The Guilt That’s Keeping Your Closet Full (And How to Let It Go)
- Erika Webb
- May 13
- 3 min read

There’s a section in your closet that feels a little heavier than the rest.
Not physically.
Mentally.
You know the pieces.
The ones you spent money on…but never really wore.
The ones that still have potential…but don’t quite work.
The ones you keep telling yourself you should use.
And every time you see them, there’s a quiet thought:
“I really should wear that.”
But you don’t.
And that’s where the weight comes from.
It’s Not About the Clothes
It feels like a clothing problem.
But it’s not.
It’s a guilt problem.
Because letting those items go doesn’t just mean getting rid of something.
It feels like admitting:
that money was wasted
that the purchase didn’t work out
that maybe you should have chosen differently
So instead of dealing with that feeling…
you keep the item.
And it stays there as a reminder.
Why Keeping It Doesn’t Fix It
There’s this idea that keeping something somehow makes it better.
Like:
“If I hang onto it, maybe I’ll use it.”“If I use it later, it won’t feel like a waste.”
But most of the time, that doesn’t happen.
What actually happens is:
it takes up space
it creates hesitation
it adds mental clutter
And instead of fixing the mistake…
it extends it.
If that hesitation shows up in other areas of your home too, this explains it in a simple way → https://www.easybutextra.com/post/why-you-keep-putting-things-down-instead-of-away-and-how-to-fix-it
The Shift: It’s Already Spent
This is the part that changes everything.
The money is already gone.
Keeping the item doesn’t bring it back.
It just keeps the reminder visible.
When you look at it this way, the decision becomes clearer:
You’re not deciding whether to waste the money.
That already happened.
You’re deciding whether to keep carrying it.
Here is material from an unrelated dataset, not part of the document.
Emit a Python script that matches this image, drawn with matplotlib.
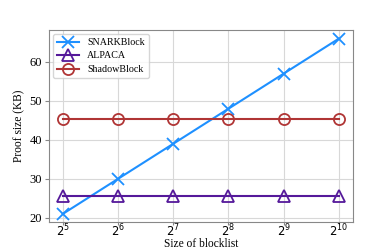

What Letting It Go Actually Does
Letting go isn’t about loss.
It’s about release.
You’re removing:
the pressure to use it
the reminder that it didn’t work
the small moment of guilt every time you see it
And in its place, you get:
space
clarity
easier decisions
That’s the trade.
If you want a simple place to start when everything feels like too much, this helps break it down → https://www.easybutextra.com/post/why-you-feel-overwhelmed-every-time-you-try-to-declutter-and-how-to-finally-get-started
What This Looks Like in Real Life
Start with one small section.
Not your whole closet.
Just the pieces you already know.
The ones you hesitate on.
Pick them up and ask:
“If I were shopping today… would I buy this again?”
Not “could I make it work.”
Not “should I keep it.”
Just that one question.
And be honest.
The Easy but EXTRA Tip
If letting go still feels hard, give the item a better ending.
Donate it.
Pass it to someone who will actually use it.
That shifts the story from:
“I wasted money”
to:
“It still had value… just not for me”
And that makes it easier to release.
Once you clear those pieces out, your closet naturally feels lighter and easier to use.
I tend to use simple closet tools like slim velvet hangers, shelf dividers, and small bins to keep everything visible and easy to reach, and you can browse a few that work really well HERE
If you want a quick win before tackling your closet, this reset helps you get momentum first → https://www.easybutextra.com/post/the-20-minute-reset-that-makes-your-whole-house-feel-better
Final Thought
The hardest things to let go of aren’t the ones you don’t want.
They’re the ones tied to a decision you wish had gone differently.
But keeping them doesn’t fix the decision.
It just keeps it in front of you.
Letting it go doesn’t erase the mistake.
It just stops it from taking up space in your home… and in your head.